- Kenyan Opposition Calls for Strike Over Election Standoff
Kenyan opposition leader Raila Odinga told his supporters not to report for work on Monday to protest the East African nation’s disputed election in which President Uhuru Kenyatta won a second term.
Odinga, the presidential candidate for a five-party coalition known as the National Super Alliance, said he’d make an announcement on Tuesday about his next move.
“Tomorrow, there’s no going to work,” Odinga told chanting supporters Sunday in Kibera, a poor neighborhood in the capital, Nairobi. James Orengo, an opposition senator, said at the rally that the alliance is considering calling for mass action, without elaborating.

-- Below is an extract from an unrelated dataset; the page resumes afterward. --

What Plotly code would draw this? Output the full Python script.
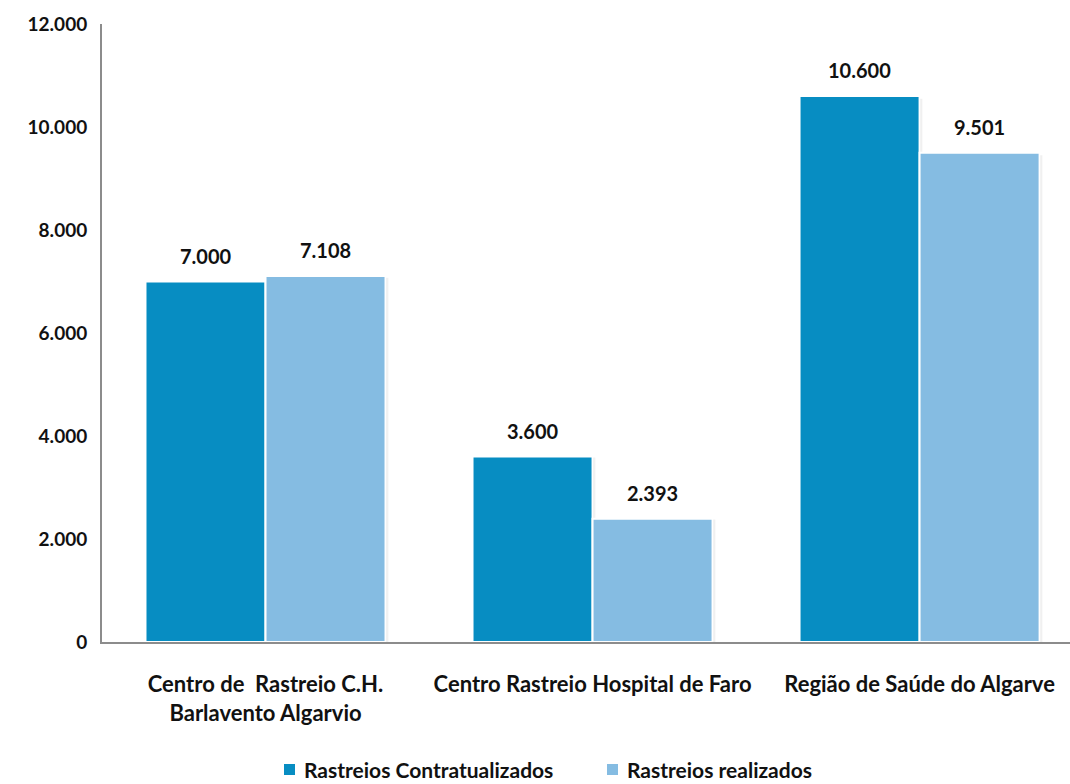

Kenyatta was declared the winner late Friday of the Aug. 8 vote that the national electoral commission said was free and fair. Nasa, as the opposition coalition is known, said the commission’s computer system was hacked to rig the results and warned that its supporters would rise up in response.
Kenya’s police denied the opposition’s claim that 100 people were killed in post-election violence and also rejected a Kenya National Commission on Human Rights’ statement saying 24 people died. The police said six “criminals” had been shot dead in the past two days, while officers are investigating two other killings by unknown perpetrators. The police are prepared to “protect lives and property from violent rioters,” it said.
Election Violence
Kenyan elections have routinely been marred by violence since the country became a multiparty democracy in 1991. At least 1,100 people died in the wake of a disputed 2007 vote that Odinga lost to Mwai Kibaki, and about 350,000 people were forced to flee their homes.
Protracted turmoil could derail an economy that’s grown an average of 5.7 percent a year since Kenyatta took power in 2013, and threaten its reputation as a top African investment and tourist destination. The country is the world’s largest exporter of black tea and a regional hub for companies including Google Inc. and General Electric Co.
Presidential spokesman Manoah Esipisu in a statement on Sunday said Kenya’s police won’t tolerate breaches of the peace and it was time to “get back to work and move Kenya forward.”
Protesters spilled onto the streets of several of Nairobi’s slums, including the southwestern areas of Kibera and Kawangware, soon after the election outcome was announced, setting dwellings alight and looting shops, as police used teargas to disperse them. There were also protests in Kisumu, an opposition stronghold.
Calm, Peaceful
Fred Matiang’i, the acting interior secretary, said on Saturday that apart from the flareups in Kibera and Kisumu, the country remained calm and peaceful.
Three civil-rights groups contradicted Matiang’i, saying they had received reports that excessive force had been used to break up post-election protests in at least 12 areas.
The security forces’ actions have “led to the loss of lives and destruction of property,” the Coalition for Constitution Implementation Kenya, the Coalition for Grassroots Human Rights Defenders Kenya and Bunge la Mwananchi said by email. “We call on the international community and other stakeholders to intervene to stop the situation from deteriorating further and to stem further injuries and loss of lives.”
The Kenya National Commission on Human Rights said in a statement it had established that 17 people died in Nairobi in post-election violence, and seven more had been killed in other towns. Medecins Sans Frontieres, a medical charity, said on its Twitter account its teams across Kenya treated 64 injured people, 11 of them with gunshot wounds.
Kenyatta, 55, won about 54 percent of the vote, while Odinga, 72, garnered almost 45 percent, tallies released by the Independent Electoral & Boundaries Commission showed. The opposition said the commission flouted counting procedures and failed to provide documents to back up its totals.